Whether sports can take place in one district or another, or even at one school or another, is up to those districts and the host commands at each base, DODEA-Pacific officials said.
“At the end of the day, we want the kids to be safe,” DODEA-Okinawa community superintendent Jackie Ferguson said. “It’s a matter of finding a balance between providing competition and ensuring safety.”
Grubbs and four of his teammates spoke with Stripes on Sunday during a break at an informal get-together at Kadena’s Risner Tennis Complex. Told that DODEA-Japan has no competitions at the moment, Grubbs said: “That would definitely be more of a bummer than it is here.”
Distance and travel restrictions are the main differences between Japan’s and Okinawa’s districts.
“It’s different on Okinawa because they (Kadena and Kubasaki) are right down the road” from each other, Schlitz said.
As a result, “it’s a bubble here” and easier to do sports on Okinawa, Grubbs said.
In Japan, the main obstacle is travel restrictions, athletics directors said. With Tokyo off limits, Yokota, Zama and Kinnick may not travel there to play international schools.
Edgren, Perry and E.J. King are restricted to their local areas, DODEA-Pacific officials said.
“At this time, it’s only practice,” Yokota athletics director Tim Pujol said.
“It is what it is,” Edgren tennis assistant coach Jack Mahoney said, adding that students who normally play football and basketball are out for tennis as well.
“It’s unfortunate that we can’t have a season this year, (but) we’re doing the best we can and are trying to make it as fun and productive as possible.”
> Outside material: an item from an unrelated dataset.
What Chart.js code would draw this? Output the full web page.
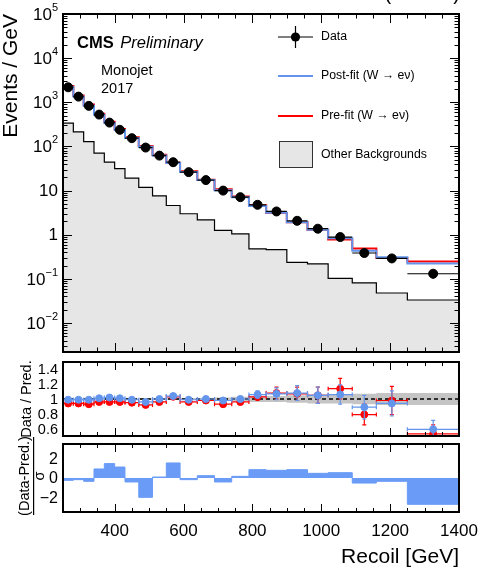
<!DOCTYPE html>
<html>
<head>
<meta charset="utf-8">
<script src="https://cdn.jsdelivr.net/npm/chart.js@4.4.1/dist/chart.umd.min.js"></script>
<style>
  html, body { margin: 0; padding: 0; background: #fff; }
  #wrap { position: relative; width: 481px; height: 569px; }
  canvas { position: absolute; left: 0; top: 0; }
</style>
</head>
<body>
<div id="wrap">
  <canvas id="mainChart" width="481" height="569"></canvas>
  <canvas id="ratioChart" width="481" height="569"></canvas>
  <canvas id="pullChart" width="481" height="569"></canvas>
</div>
<script>
// bin edges of the recoil distribution (GeV)
const edges = [250, 280, 310, 340, 370, 400, 430, 470, 510, 550, 590, 640, 690, 740, 790, 840, 900, 960, 1020, 1090, 1160, 1250, 1400];

// events / GeV
const dataVals = [2190, 1345, 830, 527, 347, 238, 154, 94.4, 62, 44, 26.2, 17.3, 10.0, 7.1, 4.77, 3.37, 2.07, 1.37, 0.887, 0.386, 0.291, 0.131];
const dataErr = [8.5, 6.7, 5.3, 4.2, 3.4, 2.8, 2, 1.5, 1.2, 1, 0.7, 0.6, 0.45, 0.38, 0.3, 0.24, 0.19, 0.15, 0.11, 0.07, 0.057, 0.03];
const postFit = [2210, 1360, 838, 522, 340, 236, 156, 98.3, 62, 42.3, 26.5, 17.3, 10.2, 7.1, 4.5, 3.15, 1.92, 1.30, 0.837, 0.434, 0.31, 0.222];
const preFit = [2330, 1431, 892, 549, 361, 248, 162, 102.6, 64.6, 42.7, 27.3, 17.65, 10.75, 7.4, 4.63, 3.12, 1.93, 1.30, 0.778, 0.489, 0.297, 0.247];
const otherBkg = [336, 214, 129, 70.5, 44, 31.6, 19.2, 11.8, 7.6, 4.6, 2.99, 2.18, 1.25, 1.05, 0.48, 0.46, 0.236, 0.22, 0.103, 0.081, 0.048, 0.0333];

// data / prediction
const ratioPost = [0.99, 0.99, 0.99, 1.01, 1.02, 1.01, 0.99, 0.96, 1.0, 1.04, 0.99, 1.0, 0.98, 1.0, 1.06, 1.07, 1.08, 1.05, 1.06, 0.89, 0.94, 0.59];
const ratioPostErr = [0.01, 0.01, 0.01, 0.01, 0.01, 0.01, 0.015, 0.015, 0.02, 0.02, 0.02, 0.025, 0.03, 0.035, 0.05, 0.08, 0.1, 0.11, 0.13, 0.16, 0.17, 0.12];
const ratioPre = [0.94, 0.94, 0.93, 0.96, 0.96, 0.96, 0.95, 0.92, 0.96, 1.03, 0.96, 0.98, 0.93, 0.96, 1.03, 1.08, 1.07, 1.05, 1.14, 0.79, 0.98, 0.53];
const ratioPreErr = [0.01, 0.01, 0.01, 0.01, 0.01, 0.01, 0.015, 0.015, 0.02, 0.02, 0.02, 0.025, 0.03, 0.035, 0.05, 0.08, 0.09, 0.11, 0.14, 0.14, 0.19, 0.12];
const bandErr = [0.01, 0.01, 0.01, 0.01, 0.01, 0.01, 0.01, 0.01, 0.012, 0.012, 0.015, 0.015, 0.02, 0.03, 0.04, 0.04, 0.05, 0.06, 0.06, 0.07, 0.08, 0.08];

// (data - pred) / sigma
const pulls = [-0.24, -0.17, -0.34, 0.93, 1.48, 1.13, -0.41, -1.99, 0.1, 1.55, -0.17, 0.24, -0.41, 0.17, 0.86, 0.79, 0.86, 0.48, 0.55, -0.52, -0.34, -2.71];

// tick labels
const xTicks = [400, 600, 800, 1000, 1200, 1400];
const mainYTicks = [1e-2, 1e-1, 1, 10, 1e2, 1e3, 1e4, 1e5];
const mainYLabels = [['10', '−2'], ['10', '−1'], ['1', ''], ['10', ''], ['10', '2'], ['10', '3'], ['10', '4'], ['10', '5']];
const ratioYTicks = [0.6, 0.8, 1, 1.2, 1.4];
const ratioYLabels = ['0.6', '0.8', '1', '1.2', '1.4'];
const pullYTicks = [-2, 0, 2];
const pullYLabels = ['−2', '0', '2'];

const FONT = '"Liberation Sans", Arial, Helvetica, sans-serif';
const BLUE = '#6495ED';
const RED = '#ff0000';
const W = 481, H = 569;

const centers = edges.slice(0, -1).map((e, i) => (e + edges[i + 1]) / 2);
const stepPoints = (vals) => edges.map((x, i) => ({ x: x, y: vals[Math.min(i, vals.length - 1)] }));
const markerPoints = (vals) => centers.map((x, i) => ({ x: x, y: vals[i] }));

// error bars drawn right before their own dataset's markers
const errorBars = {
  id: 'errorBars',
  beforeDatasetDraw(chart, args) {
    const ds = chart.data.datasets[args.index];
    if (!ds.errY) return;
    const { ctx, chartArea, scales } = chart;
    ctx.save();
    ctx.beginPath();
    ctx.rect(chartArea.left, chartArea.top, chartArea.width, chartArea.height);
    ctx.clip();
    ctx.strokeStyle = ds.errColor;
    ctx.lineWidth = ds.errWidth || 1.2;
    ds.data.forEach((p, i) => {
      const x0 = scales.x.getPixelForValue(edges[i]);
      const x1 = scales.x.getPixelForValue(edges[i + 1]);
      const xc = scales.x.getPixelForValue(p.x);
      const yc = scales.y.getPixelForValue(p.y);
      const ylo = scales.y.getPixelForValue(p.y - ds.errY[i]);
      const yhi = scales.y.getPixelForValue(p.y + ds.errY[i]);
      ctx.beginPath();
      ctx.moveTo(x0, yc); ctx.lineTo(x1, yc);
      ctx.moveTo(xc, ylo); ctx.lineTo(xc, yhi);
      ctx.stroke();
      if (ds.errCaps) {
        ctx.beginPath();
        ctx.moveTo(xc - 2, ylo); ctx.lineTo(xc + 2, ylo);
        ctx.moveTo(xc - 2, yhi); ctx.lineTo(xc + 2, yhi);
        ctx.moveTo(x0, yc - 2); ctx.lineTo(x0, yc + 2);
        ctx.moveTo(x1, yc - 2); ctx.lineTo(x1, yc + 2);
        ctx.stroke();
      }
    });
    ctx.restore();
  }
};

// frame with inward ROOT-style ticks
const makeFrame = (major, minor, logY) => ({
  id: 'frame',
  afterDatasetsDraw(chart) {
    const { ctx, chartArea: a, scales } = chart;
    ctx.save();
    ctx.strokeStyle = '#000';
    ctx.lineWidth = 1;
    ctx.beginPath();
    for (let v = 250; v <= 1400; v += 50) {
      const x = Math.round(scales.x.getPixelForValue(v)) + 0.5;
      const len = v % 200 === 0 ? major : minor;
      ctx.moveTo(x, a.bottom); ctx.lineTo(x, a.bottom - len);
      ctx.moveTo(x, a.top); ctx.lineTo(x, a.top + len);
    }
    if (logY) {
      for (let e = -3; e <= 5; e++) {
        for (let k = 1; k <= 9; k++) {
          const v = k * Math.pow(10, e);
          if (v < scales.y.min || v > scales.y.max) continue;
          const y = Math.round(scales.y.getPixelForValue(v)) + 0.5;
          const len = k === 1 ? major : minor;
          ctx.moveTo(a.left, y); ctx.lineTo(a.left + len, y);
          ctx.moveTo(a.right, y); ctx.lineTo(a.right - len, y);
        }
      }
    }
    ctx.stroke();
    ctx.lineWidth = 2;
    ctx.strokeRect(a.left, a.top, a.right - a.left, a.bottom - a.top);
    ctx.restore();
  }
});

const baseOptions = (pad, y) => ({
  responsive: false,
  animation: false,
  events: [],
  layout: { padding: pad },
  scales: {
    x: { type: 'linear', min: 250, max: 1400, display: false },
    y: Object.assign({ display: false }, y)
  },
  plugins: { legend: { display: false }, tooltip: { enabled: false } }
});

// ---------- main panel ----------
const mainText = {
  id: 'mainText',
  afterDraw(chart) {
    const { ctx, scales } = chart;
    ctx.save();
    ctx.fillStyle = '#000';
    ctx.textBaseline = 'middle';
    mainYTicks.forEach((v, i) => {
      const y = scales.y.getPixelForValue(v);
      const [base, exp] = mainYLabels[i];
      ctx.font = '11px ' + FONT;
      const ew = exp ? ctx.measureText(exp).width : 0;
      ctx.font = '17px ' + FONT;
      const bw = ctx.measureText(base).width;
      ctx.textAlign = 'left';
      ctx.fillText(base, 58 - ew - bw, y + 1);
      if (exp) {
        ctx.font = '11px ' + FONT;
        ctx.fillText(exp, 58 - ew, y - 6);
      }
    });
    // y title
    ctx.save();
    ctx.translate(11, 14);
    ctx.rotate(-Math.PI / 2);
    ctx.font = '21px ' + FONT;
    ctx.textAlign = 'right';
    ctx.fillText('Events / GeV', 0, 0);
    ctx.restore();
    // top right lumi label (mostly outside the page)
    ctx.font = '20px ' + FONT;
    ctx.textAlign = 'right';
    ctx.textBaseline = 'alphabetic';
    ctx.fillText('41.5 fb⁻¹ (13 TeV)', 460, 0);
    // CMS label
    ctx.textAlign = 'left';
    ctx.font = 'bold 16.5px ' + FONT;
    ctx.fillText('CMS', 77, 48);
    const cw = ctx.measureText('CMS ').width;
    ctx.font = 'italic 16.5px ' + FONT;
    ctx.fillText('Preliminary', 77 + cw + 2, 48);
    ctx.font = '14.5px ' + FONT;
    ctx.fillText('Monojet', 101, 75);
    ctx.fillText('2017', 101, 93);
    // legend
    ctx.textBaseline = 'middle';
    ctx.font = '12.3px ' + FONT;
    ctx.strokeStyle = '#000';
    ctx.lineWidth = 1.2;
    ctx.beginPath();
    ctx.moveTo(278, 37); ctx.lineTo(313, 37);
    ctx.moveTo(295.5, 26); ctx.lineTo(295.5, 48);
    ctx.stroke();
    ctx.beginPath();
    ctx.arc(295.5, 37, 4.6, 0, Math.PI * 2);
    ctx.fill();
    ctx.fillText('Data', 321, 37);
    ctx.lineWidth = 2;
    ctx.strokeStyle = BLUE;
    ctx.beginPath(); ctx.moveTo(278, 76); ctx.lineTo(313, 76); ctx.stroke();
    ctx.fillText('Post-fit (W → eν)', 321, 76);
    ctx.strokeStyle = RED;
    ctx.beginPath(); ctx.moveTo(278, 116); ctx.lineTo(313, 116); ctx.stroke();
    ctx.fillText('Pre-fit (W → eν)', 321, 116);
    ctx.fillStyle = '#e6e6e6';
    ctx.fillRect(279, 141, 33, 26);
    ctx.strokeStyle = '#333';
    ctx.lineWidth = 1;
    ctx.strokeRect(279.5, 141.5, 33, 26);
    ctx.fillStyle = '#000';
    ctx.fillText('Other Backgrounds', 321, 155);
    ctx.restore();
  }
};

// lower "order" is drawn on top
new Chart(document.getElementById('mainChart'), {
  type: 'line',
  data: {
    datasets: [
      { order: 4, data: stepPoints(otherBkg), stepped: true, borderColor: '#000', borderWidth: 1.2, backgroundColor: '#e6e6e6', fill: 'start', pointRadius: 0 },
      { order: 3, data: stepPoints(preFit), stepped: true, borderColor: RED, borderWidth: 2, fill: false, pointRadius: 0 },
      { order: 2, data: stepPoints(postFit), stepped: true, borderColor: BLUE, borderWidth: 2, fill: false, pointRadius: 0 },
      { order: 1, data: markerPoints(dataVals), showLine: false, pointRadius: 4.5, pointBackgroundColor: '#000', pointBorderColor: '#000', errY: dataErr, errColor: '#000', errWidth: 1.2 }
    ]
  },
  options: baseOptions({ left: 63, right: W - 459, top: 14, bottom: H - 352 }, { type: 'logarithmic', min: 0.00221, max: 1e5 }),
  plugins: [errorBars, makeFrame(9, 4.5, true), mainText]
});

// ---------- ratio panel ----------
const ratioText = {
  id: 'ratioText',
  afterDraw(chart) {
    const { ctx, scales } = chart;
    ctx.save();
    ctx.fillStyle = '#000';
    ctx.textBaseline = 'middle';
    ctx.textAlign = 'right';
    ctx.font = '14.5px ' + FONT;
    ratioYTicks.forEach((v, i) => ctx.fillText(ratioYLabels[i], 58, scales.y.getPixelForValue(v) + 1));
    ctx.translate(27, 399);
    ctx.rotate(-Math.PI / 2);
    ctx.textAlign = 'center';
    ctx.font = '14.5px ' + FONT;
    ctx.fillText('Data / Pred.', 0, 0);
    ctx.restore();
  }
};

new Chart(document.getElementById('ratioChart'), {
  type: 'line',
  data: {
    datasets: [
      { order: 5, data: stepPoints(bandErr.map(e => 1 - e)), stepped: true, borderWidth: 0, pointRadius: 0, fill: false },
      { order: 4, data: stepPoints(bandErr.map(e => 1 + e)), stepped: true, borderWidth: 0, pointRadius: 0, fill: '-1', backgroundColor: '#c4c4c4' },
      { order: 3, data: [{ x: 250, y: 1 }, { x: 1400, y: 1 }], borderColor: '#000', borderWidth: 1.5, borderDash: [4, 3], pointRadius: 0, fill: false },
      { order: 2, data: markerPoints(ratioPre), showLine: false, pointRadius: 3.5, pointBackgroundColor: RED, pointBorderColor: RED, errY: ratioPreErr, errColor: RED, errWidth: 1.2, errCaps: true },
      { order: 1, data: markerPoints(ratioPost), showLine: false, pointRadius: 3.5, pointBackgroundColor: BLUE, pointBorderColor: BLUE, errY: ratioPostErr, errColor: BLUE, errWidth: 1.2, errCaps: true }
    ]
  },
  options: baseOptions({ left: 63, right: W - 459, top: 362, bottom: H - 436 }, { type: 'linear', min: 0.5, max: 1.5 }),
  plugins: [errorBars, makeFrame(8, 4, false), ratioText]
});

// ---------- pull panel ----------
const pullText = {
  id: 'pullText',
  afterDraw(chart) {
    const { ctx, scales } = chart;
    ctx.save();
    ctx.fillStyle = '#000';
    ctx.textBaseline = 'middle';
    ctx.textAlign = 'right';
    ctx.font = '16px ' + FONT;
    pullYTicks.forEach((v, i) => ctx.fillText(pullYLabels[i], 58, scales.y.getPixelForValue(v) + 1));
    ctx.textAlign = 'center';
    ctx.textBaseline = 'alphabetic';
    ctx.font = '17px ' + FONT;
    xTicks.forEach(v => ctx.fillText(String(v), scales.x.getPixelForValue(v), 536));
    ctx.textAlign = 'right';
    ctx.font = '21px ' + FONT;
    ctx.fillText('Recoil [GeV]', 459, 563);
    // fraction title
    ctx.save();
    ctx.translate(25, 476);
    ctx.rotate(-Math.PI / 2);
    ctx.textAlign = 'center';
    ctx.textBaseline = 'middle';
    ctx.font = '14.5px ' + FONT;
    ctx.fillText('(Data-Pred.)', 0, 0);
    ctx.fillRect(-39, 8, 78, 1.2);
    ctx.fillText('σ', 0, 15);
    ctx.restore();
    ctx.restore();
  }
};

new Chart(document.getElementById('pullChart'), {
  type: 'line',
  data: {
    datasets: [
      { data: stepPoints(pulls), stepped: true, borderColor: '#6a9cf7', borderWidth: 1, backgroundColor: '#6a9cf7', fill: 'origin', pointRadius: 0 }
    ]
  },
  options: baseOptions({ left: 63, right: W - 459, top: 444, bottom: H - 512 }, { type: 'linear', min: -3.5, max: 3.5 }),
  plugins: [makeFrame(8, 4, false), pullText]
});
</script>
</body>
</html>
Mahoney’s daughter, Jenna, a junior, is the reigning two-time DODEA-Japan singles champion. “I’m sad that I can’t defend my title,” she said. “I was looking forward to seeing the competition and my friends at the other schools.”
Jenna Mahoney said she and her Eagles teammates had been practicing and playing on their own even before practice started.
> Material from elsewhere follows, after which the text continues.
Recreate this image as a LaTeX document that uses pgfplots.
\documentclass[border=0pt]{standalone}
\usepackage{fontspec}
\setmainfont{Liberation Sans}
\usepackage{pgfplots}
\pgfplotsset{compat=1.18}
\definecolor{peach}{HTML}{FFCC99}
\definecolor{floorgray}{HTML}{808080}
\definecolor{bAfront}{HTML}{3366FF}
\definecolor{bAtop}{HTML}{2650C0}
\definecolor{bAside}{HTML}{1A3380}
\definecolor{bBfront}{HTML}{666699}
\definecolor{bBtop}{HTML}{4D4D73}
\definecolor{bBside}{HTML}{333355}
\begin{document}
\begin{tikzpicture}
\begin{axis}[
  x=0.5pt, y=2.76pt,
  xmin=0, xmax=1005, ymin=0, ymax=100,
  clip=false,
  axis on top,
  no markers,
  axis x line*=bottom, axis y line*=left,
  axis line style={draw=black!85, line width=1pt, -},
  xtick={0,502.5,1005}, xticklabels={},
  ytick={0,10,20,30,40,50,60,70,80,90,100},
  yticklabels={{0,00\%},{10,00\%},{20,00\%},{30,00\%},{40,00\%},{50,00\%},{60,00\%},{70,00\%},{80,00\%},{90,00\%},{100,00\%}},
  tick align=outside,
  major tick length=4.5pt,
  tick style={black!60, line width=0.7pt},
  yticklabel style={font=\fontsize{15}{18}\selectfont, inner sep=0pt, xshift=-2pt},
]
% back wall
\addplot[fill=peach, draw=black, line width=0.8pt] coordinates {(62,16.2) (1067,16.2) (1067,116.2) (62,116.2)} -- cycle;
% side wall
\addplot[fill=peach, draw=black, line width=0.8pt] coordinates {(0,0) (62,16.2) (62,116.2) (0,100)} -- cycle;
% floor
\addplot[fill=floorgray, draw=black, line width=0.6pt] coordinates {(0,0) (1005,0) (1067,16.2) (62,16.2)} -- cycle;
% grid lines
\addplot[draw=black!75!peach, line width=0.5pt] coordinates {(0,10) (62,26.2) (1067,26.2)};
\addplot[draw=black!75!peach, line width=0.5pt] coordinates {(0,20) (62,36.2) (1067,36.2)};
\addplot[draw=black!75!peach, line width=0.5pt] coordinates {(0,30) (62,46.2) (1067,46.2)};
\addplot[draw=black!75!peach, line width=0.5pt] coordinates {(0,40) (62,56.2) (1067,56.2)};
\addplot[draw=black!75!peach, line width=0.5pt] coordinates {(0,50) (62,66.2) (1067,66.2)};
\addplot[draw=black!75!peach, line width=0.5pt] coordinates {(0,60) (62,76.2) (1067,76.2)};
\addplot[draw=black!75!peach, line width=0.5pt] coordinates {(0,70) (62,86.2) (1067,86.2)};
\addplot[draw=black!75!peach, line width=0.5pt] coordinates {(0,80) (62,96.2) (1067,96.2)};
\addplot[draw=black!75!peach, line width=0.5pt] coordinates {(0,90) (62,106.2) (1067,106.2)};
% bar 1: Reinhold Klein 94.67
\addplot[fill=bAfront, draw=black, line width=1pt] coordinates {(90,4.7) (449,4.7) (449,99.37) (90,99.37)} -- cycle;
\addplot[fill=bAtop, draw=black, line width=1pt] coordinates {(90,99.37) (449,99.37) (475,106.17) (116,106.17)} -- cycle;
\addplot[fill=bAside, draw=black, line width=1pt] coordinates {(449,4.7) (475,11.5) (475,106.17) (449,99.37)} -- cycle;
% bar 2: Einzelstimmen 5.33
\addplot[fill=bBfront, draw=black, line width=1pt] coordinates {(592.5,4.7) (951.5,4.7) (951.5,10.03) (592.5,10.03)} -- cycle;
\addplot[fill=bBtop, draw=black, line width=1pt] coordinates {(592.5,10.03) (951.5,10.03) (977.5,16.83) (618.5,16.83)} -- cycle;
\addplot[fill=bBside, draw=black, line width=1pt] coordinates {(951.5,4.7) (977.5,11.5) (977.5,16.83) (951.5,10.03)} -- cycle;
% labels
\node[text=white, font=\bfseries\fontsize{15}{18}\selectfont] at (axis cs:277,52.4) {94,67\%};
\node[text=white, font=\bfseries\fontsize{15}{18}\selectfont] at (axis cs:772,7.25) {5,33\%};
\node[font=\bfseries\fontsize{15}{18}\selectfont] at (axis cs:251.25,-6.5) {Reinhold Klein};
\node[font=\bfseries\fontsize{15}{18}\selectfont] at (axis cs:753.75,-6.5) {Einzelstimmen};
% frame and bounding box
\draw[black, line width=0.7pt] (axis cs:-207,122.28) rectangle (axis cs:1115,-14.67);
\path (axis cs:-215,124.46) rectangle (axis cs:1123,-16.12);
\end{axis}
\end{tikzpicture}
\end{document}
That’s also true with Aiko Galvin, a fellow junior, and her defending Far East Division II champion Yokota cross country team.
“I’m excited to start, but I hope we can have some real competitions,” Galvin said. “We’ve been doing some workouts on our own and a lot of team bonding.”
Given the current conditions, “we’re looking forward to making the best possible experience,” said Galvin’s father, Dan, Yokota’s coach.
DODEA schools in Korea normally participate in KAIAC, a non-profit private organization that includes schools throughout peninsula but is concentrated mainly in Seoul.
Current U.S. Forces Korea instruction forbids personnel from Seoul except on official business. Even before those restrictions were put in place, KAIAC president Paul Rader said DODEA’s Korea schools had opted out of KAIAC for the fall season.
"Competition will be limited to ... student-athletes competing against their DODEA Pacific West (Korea) peer athletes," Miranda Ferguson said.
For the moment, Okinawa’s student-athletes say they plan to soak up as much competition as they can.
“I missed the interaction” with students both on the golf course and even on the activities bus rides home, Kubasaki junior golfer Chett Huff said. “It makes it all worthwhile.”
Knowing that a new cluster of coronavirus positives could change the whole dynamic, Kubasaki tennis senior Natalie Oboza said: “I’m not taking things for granted.”